Marina O'Loughlin (24th September 2009)
2/5 stars
The new outpost of the St James’s clubby restaurant, housed in a former Lloyds banking hall, is, for the critic, an “intimidatingly vast” space where “[a]cres of marble echo spookily”. The mezzanine restaurant is “altogether more manageable” than the ground floor bar but “[s]till stuffy”, and the atmosphere is not improved by the punters, who are “few, sober and middle-aged.” The food is “pretty conservative stuff”, and she seems irritated by the “foofy” presentation, as well as the servers’ attempts at upselling.
(24th September 2009)
2/5 stars
The “very grand art-deco style” of Simon Parker Bowles’s City venture impresses the critic. (Well, he’s quite entitled to his opinion, but this isn’t in our view really an Art Deco building; it would better be described as ’30s-bombastic with the odd Deco flourish.) The restaurant, itself, however, he finds “a bit fuddy-duddy and lacking any thrills”, and the menu offers “nothing to challenge the palate of a jaded business diner”, and all at prices that “hail from a time when the markets were more bull than bear.”

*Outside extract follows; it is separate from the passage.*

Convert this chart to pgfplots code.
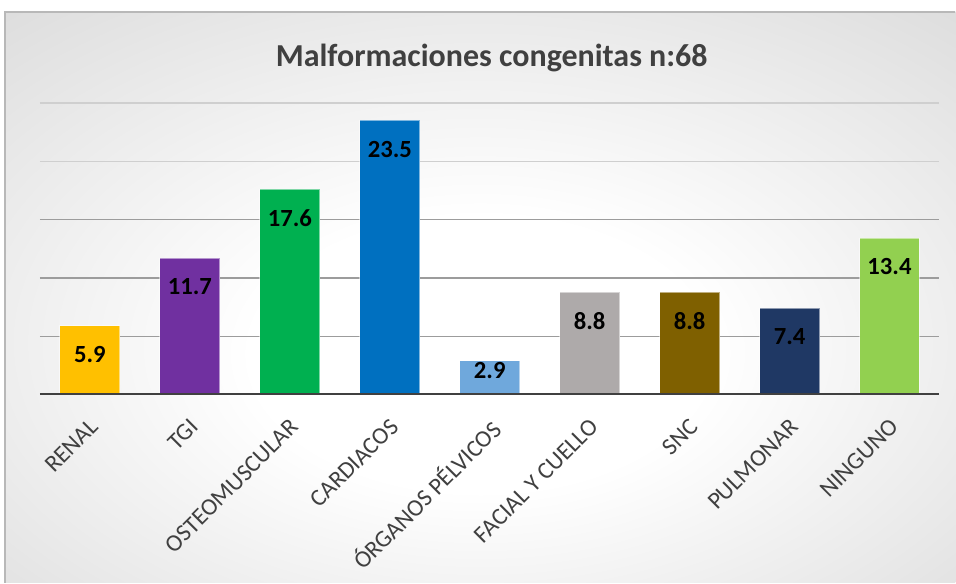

Rowan Moore (18th September 2009)
4/5 stars
One of those reviews which – no disrespect to Mr Moore, whose architecture reviews we always read with enjoyment – we wish had been written by one of the Standard’s two standard restaurant reviewers. This is the second time that Mr Moore has written a ‘stand-in’ piece that we can’t help feeling is wildy over-positive. We just cannot see this new artisto fish and seafood parlour as four-star material. (Last time we had a similar difference of view with Mr Moore – Bombay Brasserie – our survey ultimately tended to agree with our own more negative view; that’s not to say, of course, that it will necessarily be the same this time round.)